- He was a life president of the RNLI (Royal National Lifeboat Institution), an independent lifeboat organization. Each year the organization issues charity Christmas cards bearing his work.
- He was a supporter of the UK football club Ipswich Town F.C.
- While he had a brief career as an animator in the 1930s-40s, he is best known as a newspaper cartoonist.
- He preferred to donate his work (rather than sell them off) to friends and to charitable organizations.

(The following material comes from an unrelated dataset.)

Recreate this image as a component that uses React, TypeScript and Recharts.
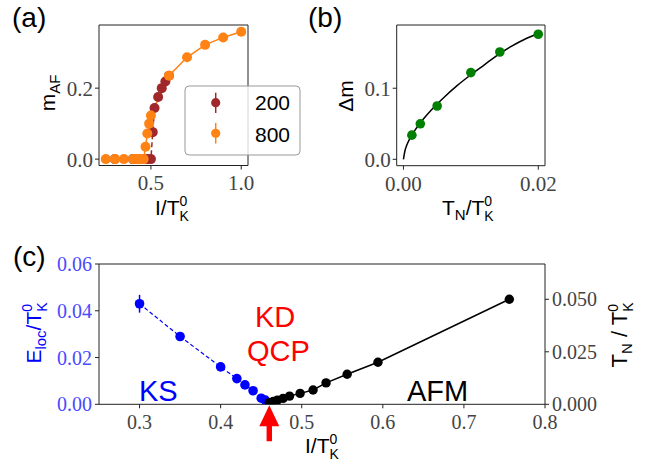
import { ComposedChart, Line, XAxis, YAxis, ReferenceArea, ReferenceDot, ErrorBar } from 'recharts'

const serif = '"Liberation Serif", "DejaVu Serif", serif'
const sans = '"Liberation Sans", Arial, sans-serif'

// (a) m_AF vs I/T_K^0 for two sizes
const aI200 = [0.3, 0.4, 0.45, 0.48, 0.5, 0.51, 0.52, 0.54, 0.56, 0.58, 0.6]
const aM200 = [0, 0, 0, 0, 0, 0.076, 0.144, 0.175, 0.2, 0.219, 0.235]
const aI800 = [0.25, 0.3, 0.35, 0.4, 0.42, 0.43, 0.44, 0.45, 0.46, 0.47, 0.48, 0.49, 0.5, 0.6, 0.7, 0.8, 0.9, 1.0]
const aM800 = [0, 0, 0, 0, 0, 0, 0, 0, 0, 0.035, 0.072, 0.1, 0.123, 0.235, 0.287, 0.322, 0.343, 0.359]
const aTicksX = [0.5, 1.0]
const aTicksY = [0, 0.2]

// (b) delta m vs T_N/T_K^0
const bTn = [0.00125, 0.0025, 0.005, 0.01, 0.0143, 0.02]
const bDm = [0.034, 0.05, 0.075, 0.122, 0.151, 0.176]
const bFitT = [0, 0.0002, 0.0005, 0.001, 0.002, 0.004, 0.006, 0.008, 0.01, 0.012, 0.014, 0.016, 0.018, 0.02]
const bFitDm = [0, 0.011, 0.02, 0.03, 0.045, 0.068, 0.087, 0.104, 0.119, 0.133, 0.147, 0.159, 0.169, 0.177]
const bTicksX = [0, 0.02]
const bTicksY = [0, 0.1]

// (c) E_loc (KS side) and T_N (AFM side)
const cIks = [0.3, 0.35, 0.4, 0.42, 0.43, 0.44, 0.45, 0.455]
const cEloc = [0.043, 0.029, 0.016, 0.011, 0.0083, 0.0058, 0.0026, 0.0018]
const cElocErr = [0.0038, 0.0008, 0.0006, 0.0004, 0.0003, 0.0003, 0.0002, 0.0002]
const cIafm = [0.46, 0.465, 0.47, 0.477, 0.485, 0.498, 0.514, 0.53, 0.556, 0.594, 0.756]
const cTn = [0.0008, 0.0014, 0.002, 0.0028, 0.0039, 0.0052, 0.0068, 0.0102, 0.0143, 0.02, 0.05]
const cTicksX = [0.3, 0.4, 0.5, 0.6, 0.7, 0.8]
const cTicksL = [0, 0.02, 0.04, 0.06]
const cTicksR = [0, 0.025, 0.05]
const qcpI = 0.46

const rows = (xs: number[], ys: number[], err?: number[]) =>
  xs.map((x, i) => ({ x, y: ys[i], err: err ? err[i] : 0 }))

const tickAB = { fontFamily: serif, fontSize: 21, fill: '#444' }
const tickC = { fontFamily: serif, fontSize: 20, fill: '#444' }
const tl = { stroke: '#222' }
const abs = { position: 'absolute' as const, left: 0, top: 0 }

function PanelA() {
  return (
    <div style={abs}>
      <ComposedChart width={665} height={466} margin={{ top: 25, right: 417, bottom: 270.5, left: 49 }}>
        <XAxis type="number" dataKey="x" domain={[0.2125, 1.0375]} allowDataOverflow ticks={aTicksX}
          tickFormatter={(v) => v.toFixed(1)} axisLine={false} tickLine={tl} tickSize={4} tickMargin={6} height={30} tick={tickAB} />
        <YAxis type="number" domain={[-0.018, 0.378]} allowDataOverflow ticks={aTicksY}
          tickFormatter={(v) => v.toFixed(1)} axisLine={false} tickLine={tl} tickSize={4} tickMargin={2} width={50} tick={tickAB} />
        <ReferenceArea x1={0.2125} x2={1.0375} y1={-0.018} y2={0.378} fill="none" stroke="#222" strokeWidth={1} ifOverflow="visible" />
        <Line data={rows(aI200, aM200)} dataKey="y" stroke="#a0282a" strokeWidth={1.5} strokeDasharray="5 3"
          dot={{ r: 5, fill: '#a0282a', stroke: 'none' }} activeDot={false} isAnimationActive={false} />
        <Line data={rows(aI800, aM800)} dataKey="y" stroke="#ff8214" strokeWidth={1.5}
          dot={{ r: 5, fill: '#ff8214', stroke: 'none' }} activeDot={false} isAnimationActive={false} />
      </ComposedChart>
    </div>
  )
}

function PanelB() {
  return (
    <div style={abs}>
      <ComposedChart width={665} height={466} margin={{ top: 25, right: 120, bottom: 270.3, left: 346.7 }}>
        <XAxis type="number" dataKey="x" domain={[-0.001, 0.021]} allowDataOverflow ticks={bTicksX}
          tickFormatter={(v) => v.toFixed(2)} axisLine={false} tickLine={tl} tickSize={4} tickMargin={6} height={30} tick={tickAB} />
        <YAxis type="number" domain={[-0.009, 0.189]} allowDataOverflow ticks={bTicksY}
          tickFormatter={(v) => v.toFixed(1)} axisLine={false} tickLine={tl} tickSize={4} tickMargin={2} width={50} tick={tickAB} />
        <ReferenceArea x1={-0.001} x2={0.021} y1={-0.009} y2={0.189} fill="none" stroke="#222" strokeWidth={1} ifOverflow="visible" />
        <Line data={rows(bFitT, bFitDm)} dataKey="y" type="monotone" stroke="#000" strokeWidth={1.5}
          dot={false} activeDot={false} isAnimationActive={false} />
        <Line data={rows(bTn, bDm)} dataKey="y" stroke="none"
          dot={{ r: 4.8, fill: '#008000', stroke: 'none' }} activeDot={false} isAnimationActive={false} />
      </ComposedChart>
    </div>
  )
}

function QcpArrow(p: any) {
  const { cx, cy } = p
  if (cx == null || cy == null) return null
  const d = `M${cx},${cy + 1} L${cx + 10},${cy + 22} L${cx + 2.7},${cy + 22} L${cx + 2.7},${cy + 37} L${cx - 2.7},${cy + 37} L${cx - 2.7},${cy + 22} L${cx - 10},${cy + 22} Z`
  return <path d={d} fill="#ff0000" />
}

function PanelC() {
  return (
    <div style={abs}>
      <ComposedChart width={665} height={466} margin={{ top: 264, right: 60, bottom: 31.7, left: 49 }}>
        <XAxis type="number" dataKey="x" domain={[0.25, 0.8]} allowDataOverflow ticks={cTicksX}
          tickFormatter={(v) => v.toFixed(1)} axisLine={false} tickLine={tl} tickSize={4} tickMargin={6} height={30} tick={tickC} />
        <YAxis yAxisId="left" type="number" domain={[0, 0.06]} allowDataOverflow ticks={cTicksL}
          tickFormatter={(v) => v.toFixed(2)} axisLine={false} tickLine={tl} tickSize={4} tickMargin={3} width={50}
          tick={{ ...tickC, fill: '#4a4aff' }} />
        <YAxis yAxisId="right" orientation="right" type="number" domain={[0, 0.0668]} allowDataOverflow ticks={cTicksR}
          tickFormatter={(v) => v.toFixed(3)} axisLine={false} tickLine={tl} tickSize={4} tickMargin={3} width={60} tick={tickC} />
        <ReferenceArea yAxisId="left" x1={0.25} x2={0.8} y1={0} y2={0.06} fill="none" stroke="#222" strokeWidth={1} ifOverflow="visible" />
        <Line yAxisId="left" data={rows(cIks, cEloc, cElocErr)} dataKey="y" stroke="#0000ff" strokeWidth={1.2} strokeDasharray="4 2.5"
          dot={{ r: 4.8, fill: '#0000ff', stroke: 'none' }} activeDot={false} isAnimationActive={false}>
          <ErrorBar dataKey="err" direction="y" width={0} stroke="#0000ff" strokeWidth={1.5} />
        </Line>
        <Line yAxisId="right" data={rows(cIafm, cTn)} dataKey="y" stroke="#000" strokeWidth={1.5}
          dot={{ r: 4.7, fill: '#000', stroke: 'none' }} activeDot={false} isAnimationActive={false} />
        <ReferenceDot yAxisId="left" x={qcpI} y={0} ifOverflow="visible" shape={QcpArrow} />
      </ComposedChart>
    </div>
  )
}

// superscript 0 stacked over subscript K, as matplotlib draws T_K^0
function SupSub({ s = 14 }: { s?: number }) {
  return (
    <>
      <tspan dy={-9} fontSize={s}>0</tspan>
      <tspan dx={-7.8} dy={15} fontSize={s}>K</tspan>
    </>
  )
}

function Overlay() {
  const s = 15
  return (
    <svg width={665} height={466} style={{ ...abs, pointerEvents: 'none' }} fontFamily={sans}>
      {/* panel letters */}
      <text x={12} y={27} fontSize={28}>(a)</text>
      <text x={308} y={27} fontSize={28}>(b)</text>
      <text x={13} y={266} fontSize={28}>(c)</text>

      {/* axis labels */}
      <text x={155} y={215} fontSize={21}>
        I/T<SupSub />
      </text>
      <text x={442} y={215} fontSize={21}>
        T<tspan dy={5} fontSize={s}>N</tspan><tspan dy={-5}>/T</tspan><SupSub />
      </text>
      <text x={305} y={453} fontSize={21}>
        I/T<SupSub />
      </text>
      <text transform="translate(55,93) rotate(-90)" textAnchor="middle" fontSize={21}>
        m<tspan dy={5} fontSize={s}>AF</tspan>
      </text>
      <text transform="translate(353,96) rotate(-90)" textAnchor="middle" fontSize={21}>Δm</text>
      <text transform="translate(41,333) rotate(-90)" textAnchor="middle" fontSize={21} fill="#0000ff">
        E<tspan dy={5} fontSize={s}>loc</tspan><tspan dy={-5}>/T</tspan><SupSub />
      </text>
      <text transform="translate(627,335) rotate(-90)" textAnchor="middle" fontSize={22}>
        T<tspan dy={5} fontSize={s}>N</tspan><tspan dy={-5}>{' / T'}</tspan><SupSub />
      </text>

      {/* legend of (a) */}
      <rect x={185} y={86} width={115} height={69} rx={4} fill="#fff" fillOpacity={0.8} stroke="#999" />
      <line x1={215.7} x2={215.7} y1={92.7} y2={113} stroke="#a0282a" strokeWidth={1.5} />
      <circle cx={215.7} cy={102.7} r={4.6} fill="#a0282a" />
      <line x1={215.7} x2={215.7} y1={123} y2={143.5} stroke="#ff8214" strokeWidth={1.5} />
      <circle cx={215.7} cy={133.3} r={4.6} fill="#ff8214" />
      <text x={255} y={110} fontSize={21}>200</text>
      <text x={255} y={141.7} fontSize={21}>800</text>

      {/* phase labels in (c) */}
      <text x={139} y={401} fontSize={29} fill="#0000ff">KS</text>
      <text x={255} y={326.5} fontSize={29} fill="#ff0000">KD</text>
      <text x={247} y={361} fontSize={29} fill="#ff0000">QCP</text>
      <text x={407} y={401} fontSize={29} fill="#000">AFM</text>
    </svg>
  )
}

export default function App() {
  return (
    <div style={{ ...abs, width: 665, height: 466, background: '#fff' }}>
      <PanelA />
      <PanelB />
      <PanelC />
      <Overlay />
    </div>
  )
}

- His newspaper cartoon strips, which ran for 46 years (1945-91), primarily featured a working-class family who usually commented on whatever event was occurring at the time and whose home/hobbies/clothing reflected the changing British fashions and standard of living.
- In the 1980s Giles' comic family appeared in animated TV advertisements for Lyons Quick Brew tea - their only appearance in TV/film media.
- There is a statue of Giles' comic character Grandma in Queen Street in Ipswich, England where she stands looking up at the newspaper office window where Giles used to work.
- 1959: Awarded OBE (Officer, Order of the British Empire).
- Cartoonist: Reynolds News 1937-1943; Cartoonist: Daily Express & Sunday Express 1943-1995.
- Christened Ronald Giles, as a child he was nicknamed "Karlo" due to a supposed resemblance to Boris Karloff, later shortened to Carl. He was registered with that name when he died.
- The last decade of Giles's life was plagued with failing health, including sight loss and encroaching deafness, and in 1990 he suffered the amputation of both legs due to poor circulation issues.
- He was the son of a tobacconist and a farmer's daughter.
- In his teenage years he suffered a motorcycle accident that left him blind in one eye and deaf in one ear.